YOUR OBJECTIVE: An exact copy of the records is required, minus the pictures they hold.

■ ■ ■

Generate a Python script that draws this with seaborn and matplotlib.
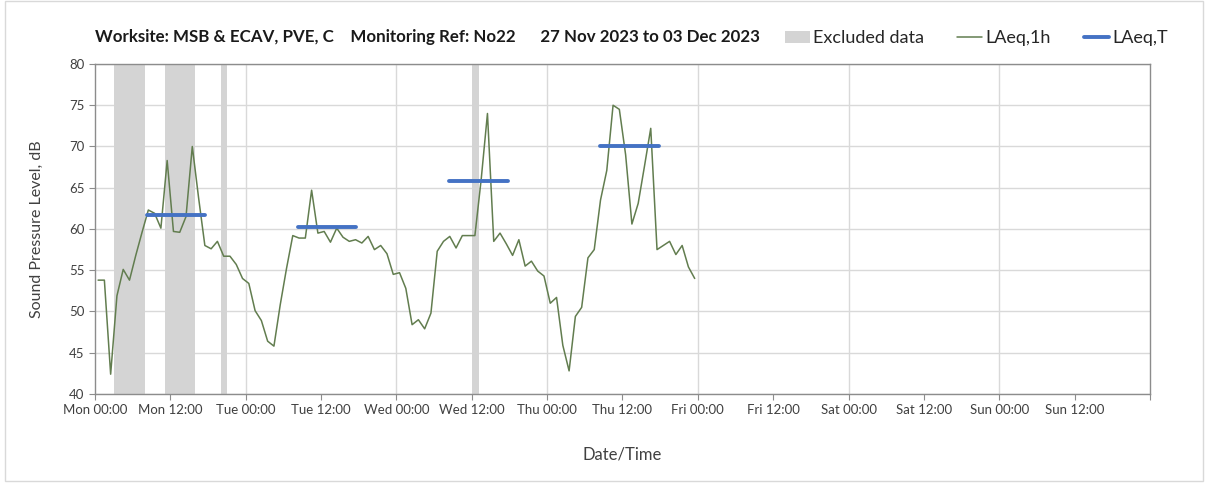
import numpy as np
import pandas as pd
import seaborn as sns
import matplotlib.pyplot as plt
from matplotlib.patches import Patch, Rectangle
from matplotlib.lines import Line2D

# hourly LAeq,1h values (Mon 00:30 onwards)
hours = np.arange(96) + 0.5
laeq_1h = [53.8, 53.8, 42.4, 51.9, 55.1, 53.8, 56.8, 59.6, 62.3, 61.9,
           60.1, 68.3, 59.7, 59.6, 61.5, 70.0, 63.8, 58.0, 57.6, 58.5,
           56.7, 56.7, 55.7, 54.0, 53.4, 50.1, 48.9, 46.4, 45.8, 50.8,
           55.2, 59.2, 58.9, 58.9, 64.7, 59.5, 59.7, 58.4, 60.1, 59.0,
           58.5, 58.7, 58.3, 59.1, 57.5, 58.0, 57.0, 54.5, 54.7, 52.8,
           48.4, 49.0, 47.9, 49.8, 57.3, 58.5, 59.1, 57.7, 59.2, 59.2,
           59.2, 66.0, 74.0, 58.5, 59.5, 58.2, 56.8, 58.7, 55.5, 56.1,
           54.9, 54.3, 51.0, 51.7, 45.9, 42.8, 49.4, 50.5, 56.5, 57.5,
           63.5, 67.1, 75.0, 74.5, 69.0, 60.6, 63.1, 67.6, 72.2, 57.5,
           58.0, 58.5, 56.9, 58.0, 55.4, 54.0]

# LAeq,T periods
leqT_start = [8.3, 32.4, 56.4, 80.4]
leqT_end = [17.6, 41.6, 65.7, 89.8]
leqT_value = [61.7, 60.2, 65.8, 70.0]

# excluded data periods (hours from Mon 00:00)
excl_start = [3.0, 11.1, 20.0, 60.1]
excl_end = [8.0, 16.0, 21.0, 61.1]

tick_labels = ["Mon 00:00", "Mon 12:00", "Tue 00:00", "Tue 12:00", "Wed 00:00",
               "Wed 12:00", "Thu 00:00", "Thu 12:00", "Fri 00:00", "Fri 12:00",
               "Sat 00:00", "Sat 12:00", "Sun 00:00", "Sun 12:00", ""]

sns.set_style("white")
plt.rcParams['font.family'] = ['Lato', 'DejaVu Sans']

df = pd.DataFrame({"hour": hours, "LAeq,1h": laeq_1h})

fig = plt.figure(figsize=(12.08, 4.87), dpi=100)
ax = fig.add_axes([0.0786, 0.191, 0.8734, 0.6776])

green = "#627d4f"
blue = "#4472c4"
grey = "#d4d4d4"

for s, e in zip(excl_start, excl_end):
    ax.axvspan(s, e, color=grey, lw=0, zorder=1)

sns.lineplot(data=df, x="hour", y="LAeq,1h", ax=ax, color=green, lw=1.1, zorder=3)

for s, e, v in zip(leqT_start, leqT_end, leqT_value):
    ax.plot([s, e], [v, v], color=blue, lw=2.8, zorder=4)

ax.set_xlim(0, 168)
ax.set_ylim(40, 80)
ax.set_xticks(np.arange(0, 169, 12))
ax.set_xticklabels(tick_labels, fontsize=9.5, color="#404040")
ax.set_yticks(np.arange(40, 81, 5))
ax.set_yticklabels([str(v) for v in range(40, 81, 5)], fontsize=9.5, color="#404040")

# gridlines: horizontal every 5 dB, vertical every day
ax.grid(axis="y", color="#d9d9d9", lw=1, zorder=0)
for d in range(24, 168, 24):
    ax.axvline(d, color="#d9d9d9", lw=1, zorder=0)

for sp in ax.spines.values():
    sp.set_color("#8c8c8c")
    sp.set_linewidth(1)
ax.tick_params(axis="both", length=4, color="#8c8c8c", direction="out", bottom=True, left=True)

ax.set_xlabel("Date/Time", fontsize=12, color="#404040", labelpad=22)
ax.set_ylabel("Sound Pressure Level, dB", fontsize=11.5, color="#404040", labelpad=18)

fig.text(0.0786, 0.924,
         "Worksite: MSB & ECAV, PVE, C    Monitoring Ref: No22      27 Nov 2023 to 03 Dec 2023",
         fontsize=12.2, fontweight="bold", color="#1a1a1a", va="center", ha="left")

handles = [Patch(facecolor=grey, edgecolor="none", label="Excluded data"),
           Line2D([0], [0], color=green, lw=1.1, label="LAeq,1h"),
           Line2D([0], [0], color=blue, lw=2.8, label="LAeq,T")]
fig.legend(handles=handles, loc="center left", bbox_to_anchor=(0.636, 0.921),
           ncol=3, frameon=False, fontsize=13, handlelength=1.4,
           handletextpad=0.2, columnspacing=1.8, labelcolor="#262626")

fig.add_artist(Rectangle((0.004, 0.012), 0.992, 0.986, transform=fig.transFigure,
                         fill=False, edgecolor="#d9d9d9", lw=1))

fig.savefig("out.png", dpi=100)
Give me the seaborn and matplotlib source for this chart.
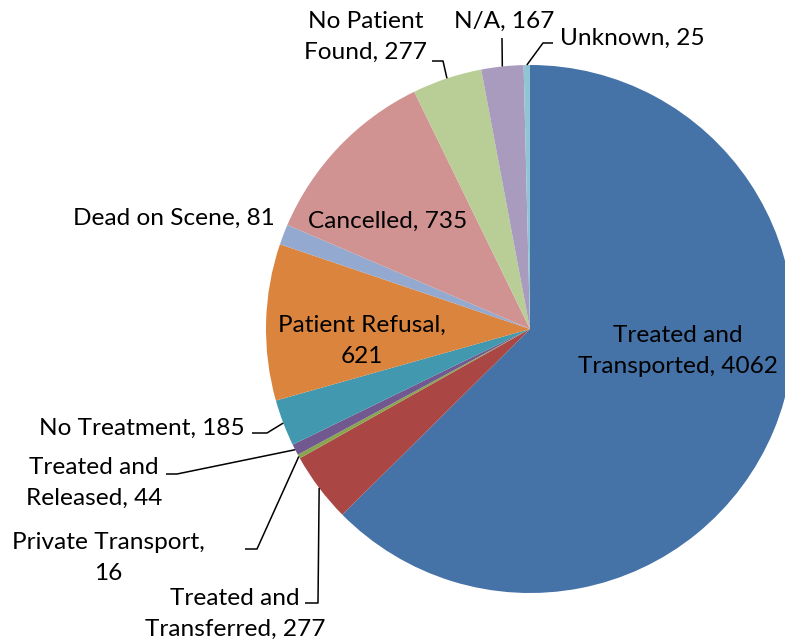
import numpy as np
import matplotlib
matplotlib.use("Agg")
import matplotlib.pyplot as plt
import seaborn as sns

categories = ["Treated and Transported", "Treated and Transferred", "Private Transport",
              "Treated and Released", "No Treatment", "Patient Refusal", "Dead on Scene",
              "Cancelled", "No Patient Found", "N/A", "Unknown"]
values = [4062, 277, 16, 44, 185, 621, 81, 735, 277, 167, 25]
labels = ["Treated and\nTransported, 4062", "Treated and\nTransferred, 277",
          "Private Transport,\n16", "Treated and\nReleased, 44", "No Treatment, 185",
          "Patient Refusal,\n621", "Dead on Scene, 81", "Cancelled, 735",
          "No Patient\nFound, 277", "N/A, 167", "Unknown, 25"]
colors = ["#4572A7", "#AA4643", "#89A54E", "#71588F", "#4198AF", "#DB843D",
          "#93A9CF", "#D19392", "#B9CD96", "#A99BBD", "#92C5D3"]

sns.set_theme(style="white")
plt.rcParams['font.family'] = ['Lato', 'DejaVu Sans']

W, H = 785, 643
fig = plt.figure(figsize=(W / 100, H / 100), dpi=100)
ax = fig.add_axes([0, 0, 1, 1])

CX, CY, R = 530, 329, 264  # pixel coords (y from top)

def py(y):
    return H - y

palette = sns.color_palette(colors)
ax.pie(values, colors=palette, startangle=90, counterclock=False,
       center=(CX, py(CY)), radius=R, wedgeprops=dict(linewidth=0))
ax.set_xlim(0, W)
ax.set_ylim(0, H)
ax.set_aspect('equal')
ax.axis('off')

# slice mid angles (clockwise from top)
total = float(np.sum(values))
cum = np.cumsum([0] + values[:-1]) / total
mid = (cum + np.array(values) / total / 2) * 2 * np.pi

def edge(i):
    a = mid[i]
    return CX + R * np.sin(a), CY - R * np.cos(a)

fs = 17.6
# label layout: (x, y, ha) in pixel coords, and leader elbow points
layout = {
    0: (678, 351, 'center', None),
    1: (235, 614, 'center', [(318, 603), (305, 603)]),
    2: (108, 558, 'center', [(257, 549), (245, 549)]),
    3: (94, 483, 'center', [(177, 474), (166, 474)]),
    4: (245, 428, 'right', [(267, 433), (252, 433)]),
    5: (362, 341, 'center', None),
    6: (275, 218, 'right', None),
    7: (388, 221, 'center', None),
    8: (366, 37, 'center', [(443, 61), (432, 61)]),
    9: (504, 21, 'center', [(502, 38)]),
    10: (560, 38, 'left', [(543, 43), (553, 43)]),
}

for i, (x, y, ha, pts) in layout.items():
    ax.text(x, py(y), labels[i], ha=ha, va='center', fontsize=fs,
            color='black', multialignment='center', linespacing=1.55)
    if pts:
        ex, ey = edge(i)
        xs = [ex] + [p[0] for p in pts]
        ys = [py(ey)] + [py(p[1]) for p in pts]
        ax.plot(xs, ys, color='black', linewidth=1.1, solid_capstyle='butt')

fig.savefig("out.png", dpi=100)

■ ■ ■

ANSWER BELOW:
Generate a Python script that draws this with seaborn and matplotlib.
import numpy as np
import pandas as pd
import seaborn as sns
import matplotlib.pyplot as plt
from matplotlib.patches import Patch, Rectangle
from matplotlib.lines import Line2D

# hourly LAeq,1h values (Mon 00:30 onwards)
hours = np.arange(96) + 0.5
laeq_1h = [53.8, 53.8, 42.4, 51.9, 55.1, 53.8, 56.8, 59.6, 62.3, 61.9,
           60.1, 68.3, 59.7, 59.6, 61.5, 70.0, 63.8, 58.0, 57.6, 58.5,
           56.7, 56.7, 55.7, 54.0, 53.4, 50.1, 48.9, 46.4, 45.8, 50.8,
           55.2, 59.2, 58.9, 58.9, 64.7, 59.5, 59.7, 58.4, 60.1, 59.0,
           58.5, 58.7, 58.3, 59.1, 57.5, 58.0, 57.0, 54.5, 54.7, 52.8,
           48.4, 49.0, 47.9, 49.8, 57.3, 58.5, 59.1, 57.7, 59.2, 59.2,
           59.2, 66.0, 74.0, 58.5, 59.5, 58.2, 56.8, 58.7, 55.5, 56.1,
           54.9, 54.3, 51.0, 51.7, 45.9, 42.8, 49.4, 50.5, 56.5, 57.5,
           63.5, 67.1, 75.0, 74.5, 69.0, 60.6, 63.1, 67.6, 72.2, 57.5,
           58.0, 58.5, 56.9, 58.0, 55.4, 54.0]

# LAeq,T periods
leqT_start = [8.3, 32.4, 56.4, 80.4]
leqT_end = [17.6, 41.6, 65.7, 89.8]
leqT_value = [61.7, 60.2, 65.8, 70.0]

# excluded data periods (hours from Mon 00:00)
excl_start = [3.0, 11.1, 20.0, 60.1]
excl_end = [8.0, 16.0, 21.0, 61.1]

tick_labels = ["Mon 00:00", "Mon 12:00", "Tue 00:00", "Tue 12:00", "Wed 00:00",
               "Wed 12:00", "Thu 00:00", "Thu 12:00", "Fri 00:00", "Fri 12:00",
               "Sat 00:00", "Sat 12:00", "Sun 00:00", "Sun 12:00", ""]

sns.set_style("white")
plt.rcParams['font.family'] = ['Lato', 'DejaVu Sans']

df = pd.DataFrame({"hour": hours, "LAeq,1h": laeq_1h})

fig = plt.figure(figsize=(12.08, 4.87), dpi=100)
ax = fig.add_axes([0.0786, 0.191, 0.8734, 0.6776])

green = "#627d4f"
blue = "#4472c4"
grey = "#d4d4d4"

for s, e in zip(excl_start, excl_end):
    ax.axvspan(s, e, color=grey, lw=0, zorder=1)

sns.lineplot(data=df, x="hour", y="LAeq,1h", ax=ax, color=green, lw=1.1, zorder=3)

for s, e, v in zip(leqT_start, leqT_end, leqT_value):
    ax.plot([s, e], [v, v], color=blue, lw=2.8, zorder=4)

ax.set_xlim(0, 168)
ax.set_ylim(40, 80)
ax.set_xticks(np.arange(0, 169, 12))
ax.set_xticklabels(tick_labels, fontsize=9.5, color="#404040")
ax.set_yticks(np.arange(40, 81, 5))
ax.set_yticklabels([str(v) for v in range(40, 81, 5)], fontsize=9.5, color="#404040")

# gridlines: horizontal every 5 dB, vertical every day
ax.grid(axis="y", color="#d9d9d9", lw=1, zorder=0)
for d in range(24, 168, 24):
    ax.axvline(d, color="#d9d9d9", lw=1, zorder=0)

for sp in ax.spines.values():
    sp.set_color("#8c8c8c")
    sp.set_linewidth(1)
ax.tick_params(axis="both", length=4, color="#8c8c8c", direction="out", bottom=True, left=True)

ax.set_xlabel("Date/Time", fontsize=12, color="#404040", labelpad=22)
ax.set_ylabel("Sound Pressure Level, dB", fontsize=11.5, color="#404040", labelpad=18)

fig.text(0.0786, 0.924,
         "Worksite: MSB & ECAV, PVE, C    Monitoring Ref: No22      27 Nov 2023 to 03 Dec 2023",
         fontsize=12.2, fontweight="bold", color="#1a1a1a", va="center", ha="left")

handles = [Patch(facecolor=grey, edgecolor="none", label="Excluded data"),
           Line2D([0], [0], color=green, lw=1.1, label="LAeq,1h"),
           Line2D([0], [0], color=blue, lw=2.8, label="LAeq,T")]
fig.legend(handles=handles, loc="center left", bbox_to_anchor=(0.636, 0.921),
           ncol=3, frameon=False, fontsize=13, handlelength=1.4,
           handletextpad=0.2, columnspacing=1.8, labelcolor="#262626")

fig.add_artist(Rectangle((0.004, 0.012), 0.992, 0.986, transform=fig.transFigure,
                         fill=False, edgecolor="#d9d9d9", lw=1))

fig.savefig("out.png", dpi=100)
Give me the seaborn and matplotlib source for this chart.
import numpy as np
import matplotlib
matplotlib.use("Agg")
import matplotlib.pyplot as plt
import seaborn as sns

categories = ["Treated and Transported", "Treated and Transferred", "Private Transport",
              "Treated and Released", "No Treatment", "Patient Refusal", "Dead on Scene",
              "Cancelled", "No Patient Found", "N/A", "Unknown"]
values = [4062, 277, 16, 44, 185, 621, 81, 735, 277, 167, 25]
labels = ["Treated and\nTransported, 4062", "Treated and\nTransferred, 277",
          "Private Transport,\n16", "Treated and\nReleased, 44", "No Treatment, 185",
          "Patient Refusal,\n621", "Dead on Scene, 81", "Cancelled, 735",
          "No Patient\nFound, 277", "N/A, 167", "Unknown, 25"]
colors = ["#4572A7", "#AA4643", "#89A54E", "#71588F", "#4198AF", "#DB843D",
          "#93A9CF", "#D19392", "#B9CD96", "#A99BBD", "#92C5D3"]

sns.set_theme(style="white")
plt.rcParams['font.family'] = ['Lato', 'DejaVu Sans']

W, H = 785, 643
fig = plt.figure(figsize=(W / 100, H / 100), dpi=100)
ax = fig.add_axes([0, 0, 1, 1])

CX, CY, R = 530, 329, 264  # pixel coords (y from top)

def py(y):
    return H - y

palette = sns.color_palette(colors)
ax.pie(values, colors=palette, startangle=90, counterclock=False,
       center=(CX, py(CY)), radius=R, wedgeprops=dict(linewidth=0))
ax.set_xlim(0, W)
ax.set_ylim(0, H)
ax.set_aspect('equal')
ax.axis('off')

# slice mid angles (clockwise from top)
total = float(np.sum(values))
cum = np.cumsum([0] + values[:-1]) / total
mid = (cum + np.array(values) / total / 2) * 2 * np.pi

def edge(i):
    a = mid[i]
    return CX + R * np.sin(a), CY - R * np.cos(a)

fs = 17.6
# label layout: (x, y, ha) in pixel coords, and leader elbow points
layout = {
    0: (678, 351, 'center', None),
    1: (235, 614, 'center', [(318, 603), (305, 603)]),
    2: (108, 558, 'center', [(257, 549), (245, 549)]),
    3: (94, 483, 'center', [(177, 474), (166, 474)]),
    4: (245, 428, 'right', [(267, 433), (252, 433)]),
    5: (362, 341, 'center', None),
    6: (275, 218, 'right', None),
    7: (388, 221, 'center', None),
    8: (366, 37, 'center', [(443, 61), (432, 61)]),
    9: (504, 21, 'center', [(502, 38)]),
    10: (560, 38, 'left', [(543, 43), (553, 43)]),
}

for i, (x, y, ha, pts) in layout.items():
    ax.text(x, py(y), labels[i], ha=ha, va='center', fontsize=fs,
            color='black', multialignment='center', linespacing=1.55)
    if pts:
        ex, ey = edge(i)
        xs = [ex] + [p[0] for p in pts]
        ys = [py(ey)] + [py(p[1]) for p in pts]
        ax.plot(xs, ys, color='black', linewidth=1.1, solid_capstyle='butt')

fig.savefig("out.png", dpi=100)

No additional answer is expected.